Technologist are making one big mistakes. They think we need to live in a data processing driven community. I don't blame them, whatever Big Data means its promises are very attractive.
Developers think of code and data without putting thoughts of their utility. It's exciting for me to code for hours constantly blocking the thoughts that I am coding for the compiler but not solving any problem. I get excited by technology, but I have to bring my self back down to earth every once in a while.
I tracked all my exercising routines for a week. The exact miles I ran, the terrain elevation, the walk vs run, the calories intake. At the end, I got a very nice report intuitively showing all the things I've accomplished. But then I thought, how useful is this information anyway.
Just because coders get paid a lot doesn't mean they are the future.
Create complex algorithms and then slap a nice woman's voice on it and call it an Assistant. Imagine if Google search had a voice, we would think it is the worst search engine because sometimes even Google fails to answer our questions. With a voice, it feels like a human failing to answer us. That's a developer, scientist, data guy, attempt to personify technology.
But what happens when we humanize technology. Humanizing not in an attempt to trump the user into thinking it is a human they are interacting with (that quickly falls into the uncanny valley), but to make the technology human friendly. What if we make the computer so human friendly that it can replace our physical tools.
Imagine a hammer. Good, now go get a hammer. That is a real tool. You can already picture what you can do with a hammer, you are not expecting it to talk back to you.

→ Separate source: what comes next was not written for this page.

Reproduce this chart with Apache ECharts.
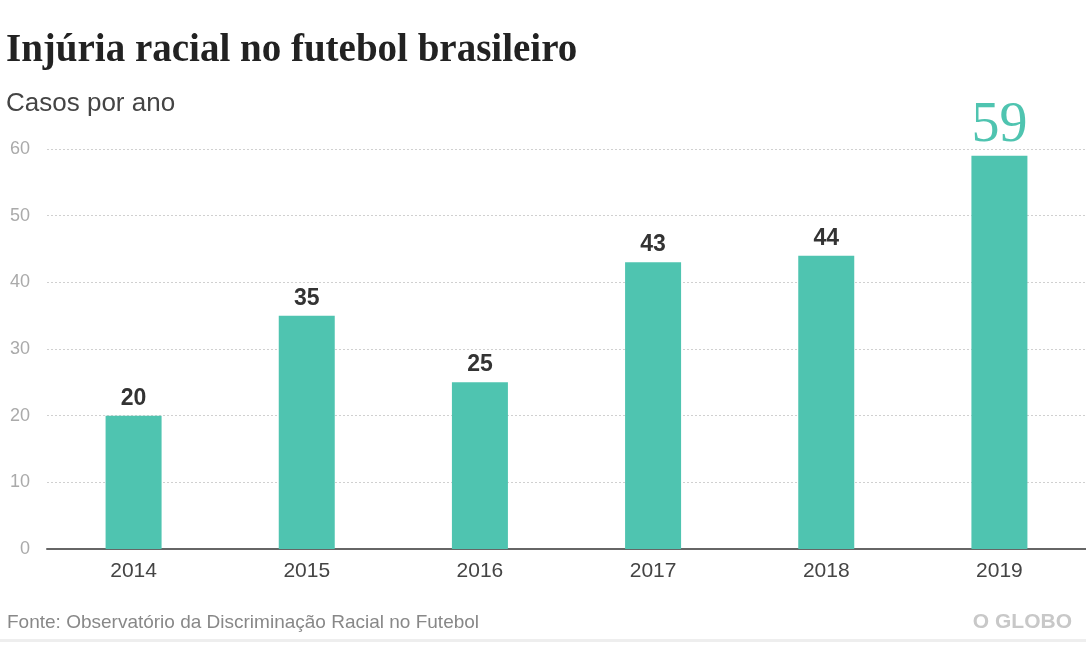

When I say "imagine an API". Only a developer can imagine it. The problem here is, developers are not trying to make an API for humans, instead, they are trying to explain to humans what an API is.
A lot of people discredit Bret Victor because he doesn't propose the next iDevice or Google device, instead he shares his thoughts. But, we have to understand that computers are no longer this great new thing. We have grown. Kids are not even impressed by their watch that is more powerful then all the computers (combined) that took men to the moon.
Saying computers are part of our everyday lives is like saying that oxygen is part of our everyday lives. It's an empty statement. And yes the iPhone qualifies as a computer. Rather than focusing on what is going to be the future, a.k.a what will make the most money, let's look at bringing the computer outside of its box.
Maybe I got to a point where I get tired of sitting in a room all day and typing on a square screen. Maybe I want to see the next level of computing where I don't have to rely on a device that checks first with its maker to see if I am allowed to run a particular set of code.
Apple made it OK for everyone to have a personal device beyond the PC. Computers are mobile now, we get it. Instead of trying to add as much features possible to ship in the next fiscal year, we should focus on making these technologies better. Apple keynotes are becoming boring, because it is easy to see they are piggy-backing off previous success instead of innovating.
No more new APIs this year. Let's blend technology into our daily lives where even grandpa can use a computer model to design the backyard before heading to Homedepot.